Authorizations applied at a resource group level apply to all existing resources in that resource group and are inherited by all new resources created in that resource group.

  • For Customer 3, the staff at Contoso also need read access but for two different resource groups. Again, the Reader role is the most appropriate choice.

When applying these roles to your service offer, you don't use the Identity and Access Management section in the Azure portal as you usually would for granting role-based access control. Instead, you create an authorization. Each authorization defines a user (or group) and the role they're granted for the delegated resources. It also forms a required part of Azure Resource Manager templates, if you're using them to onboard a customer to Azure Lighthouse.

Best practices

If you're thinking about users and roles, especially for Azure delegated resource management, there are guidelines you should try to adhere to:

  • Avoid assigning an individual Contoso user to a role. It's better to appoint a Microsoft Entra user group or a service principal. It mitigates the need to update the offer each time your Contoso staff change.
  • Ensure that at least one Contoso user is granted the Managed Services Registration Assignment Delete role. It allows you to remove the delegated access at the completion of your service contract, otherwise the customer has to remove it from their Azure tenant.
  • You can't use custom role definitions or the Owner role. For a list of the current built-in roles and their IDs, visit Azure built-in roles.
  • You also need to avoid using any built-in roles that have DataAction permissions.

Permission structures

Contoso already uses Microsoft Entra user groups and roles to control access to its own Azure resources. To simplify the authorizations you'll assign to your managed service offers, you decide to create a dedicated suite of Microsoft Entra user groups and associated roles in your tenant.

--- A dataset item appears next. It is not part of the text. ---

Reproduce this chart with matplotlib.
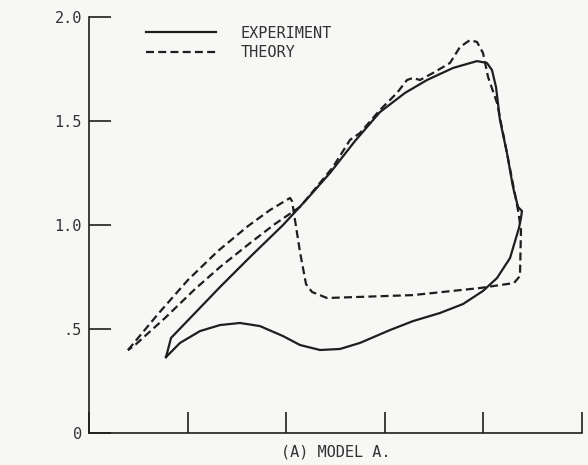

Group name Type Role definition
Customer_Helpdesk User group Reader
Customer_Backup_Management User group Backup contributor
Customer_Subscription_Management User group Contributor

Note

When you create each of these user groups in your Contoso Microsoft Entra ID, make a note of their Object ID. You need that for the onboarding process.

With your permission structure defined, you need to assign users to these groups. Remember, Contoso staff in these groups have access to all customers where this group was used in an authorization. If you have a customer with a specific security requirement where you need to limit access to only certain Contoso staff (for example, people with certain accredited training), consider creating groups just for this customer and using only those groups in their authorization.

Security considerations

Security is a constant consideration for any Microsoft Entra environment. When you introduce Azure delegated resource management into your tenant, you should also consider the security of your customers. Considerations should include:

  • Implement Microsoft Entra multifactor authentication for all users in your Contoso tenant, including any users with responsibility for managing customers with Azure Lighthouse. This authentication method reduces the likelihood of attackers gaining access to your customers' resources via your Contoso Microsoft Entra tenant.
  • Apply the principle of least privilege when giving permissions to your users. Contoso users should have enough permissions to do their job and no more.